Dziś przypomniałem sobie / powtórzyłem / zrozumiałem, ……………. nauczyłem się ……………. , że ……………., zaskoczyło mnie, że ……………. , dziś osiągnąłem założony cel, gdyż ……………. , wiem, czego jeszcze muszę się nauczyć ……
untitled image
W metodzie oceniania kształtującego, a tym bardziej w metodzie Montessori, nie ma przestrzeni na to, żeby ograniczać proces uczenia do wymagań, uczeń musi. Rodzice nie rzadko zadają pytanie, dlaczego moje dziecko jeszcze tego nie wie, dlaczego nie potrafi obliczać pod kreską? Każde dziecko przechodzi przed umiejętnością pracy i rozumowania na poziomie abstraktu, proces dochodzenia do rozumienia związków przyczynowo skutkowych i zależności na poziomie operacji konkretnych, z wykorzystaniem materiałów, służących wyobrażeniu zależności i wielkości. Nie wolno wyprzedzać tego procesu, ponieważ tak umysł, jak myślenie operacyjne rozwija się podłóg ściśle określonych etapów, a jednocześnie zgodnie z indywidualną gotowością zrozumienia mechanizmów. Tak więc jedno dziecko będzie gotowe do pewnych operacji szybciej, inne wolniej.
Nierozerwalnie z informacją zwrotną w metodzie Oceniania Kształtującego wiąże się samoocena i ocena koleżeńska, które nie maja wiele wspólnego z oceną wyrażona stopniem , czy formułowaniem wrażenia. Wrażenia od faktów różni to, że te drugie odnoszą się ściśle do kryteriów. Samoocena i ocena koleżeńska zachęca uczniów do wzięcia odpowiedzialności za swoją naukę. A co równie cenne, pokazuje dziecku, czy uczy się tego, czego powinno, czy uczy się skutecznie. Jeśli uczeń potrafi ocenić, ile się nauczył i ile musi się jeszcze uczyć, aby osiągnąć wyznaczony cel, to pomaga mu to w procesie uczenia się i czyni z niego aktywnego uczestnika procesu uczenia się. W ocenianiu kształtującym zmienia się rola i zasady współdziałania w relacji „uczeń-nauczyciel”. Nauczycielowi nie chodzi o złapanie ucznia na błędach, lecz o wychwycenie tego, co ten już potrafi i rozumie.

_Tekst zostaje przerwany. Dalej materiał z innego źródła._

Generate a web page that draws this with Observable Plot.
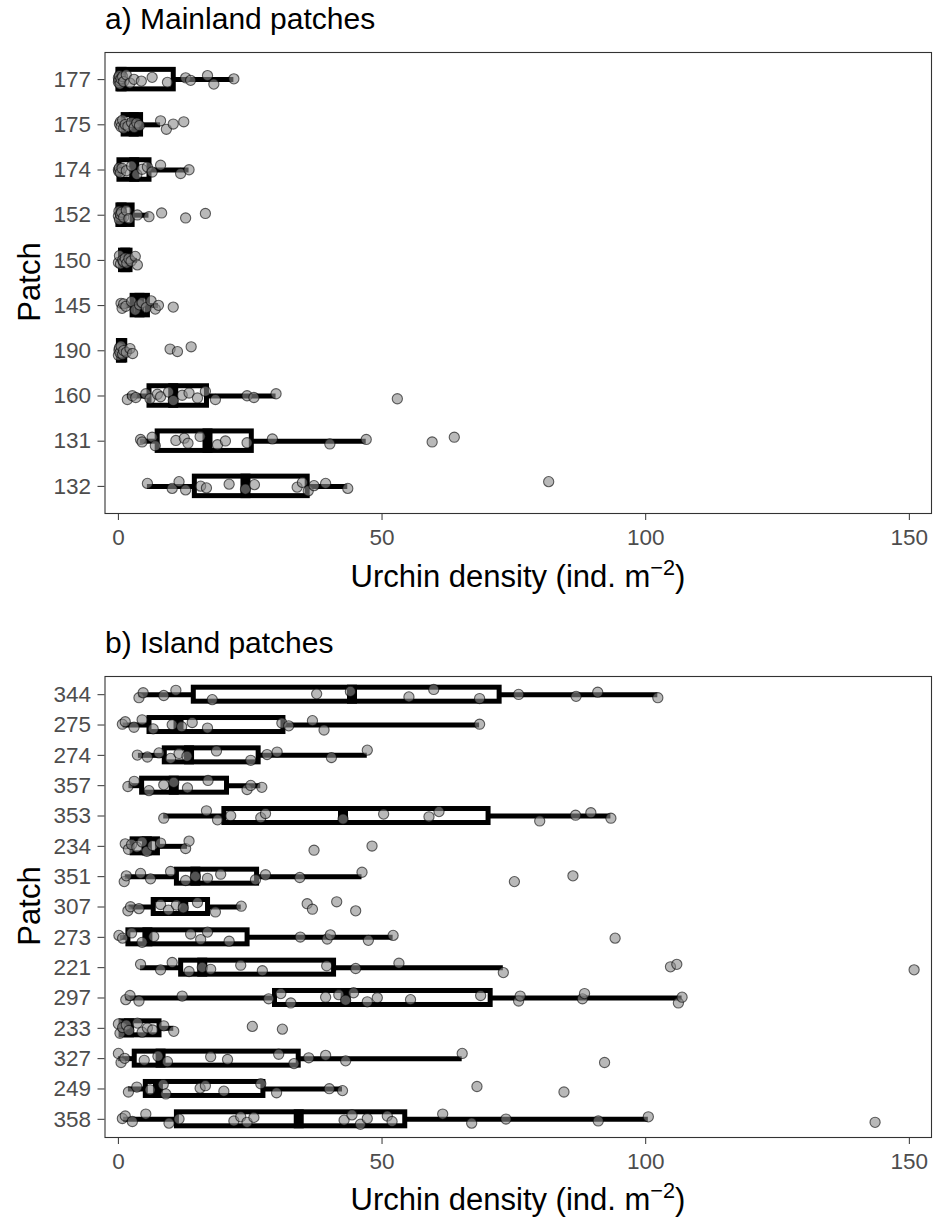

W samoocenie chodzi także o to, uczniowie poddają refleksji swoją własną pracę, jest to najważniejsza funkcja oceniania kształtującego.
Celem samooceny jest:
- Praca z celem i kryteriami – od tego zaczynamy i na tym kończymy – samoocena bez kryteriów nie ma sensu, ponieważ odnosi się tylko do wrażeń – dzięki nim uczeń wie, jak pracę wykonać. Uczeń nie uczy się bez celu.
- Możliwe jest sprawdzenie rzeczowe.
- Umożliwia planowanie czasu na samoocenę
- Samoocena nie ma wpływu na stopień wystawiany przez nauczyciela, dzięki temu jest informacją zwrotną od samego ucznia, jak mu pomóc i jak dalej organizować proces kształcenia.
Co z łączeniem oceny kształtującej z oceną sumującą?
Opisuje to „przykład podany w Paryżu w lutym 2005 r. na konferencji dotyczącej OK zorganizowanej przez OECD: kucharz próbujący zupę – daje ocenę kształtującą, a gość, który ją zamawia – ocenia sumująco (…) Nie powinno się jednak łączyć tych dwóch ocen w jednym czasie, bo wtedy korzystne funkcje obu ocen zostaną stracone. Z badań nad oceną kształtującą wynika, że jeśli obok oceny kształtującej wyrażonej informacją zwrotną postawimy ocenę sumującą – stopień, to uczeń jest mniej zainteresowany lub w ogóle niezainteresowany komentarzem nauczyciela, a jedynie zwraca uwagę na stopień i porównuje go ze stopniami swoich kolegów. Uwaga uczniów jest skierowana na porównywanie i ocenę sprawiedliwości wystawionego stopnia. Aby tego uniknąć, należy konkretne prace oceniać tylko kształtująco lub tylko sumująco.”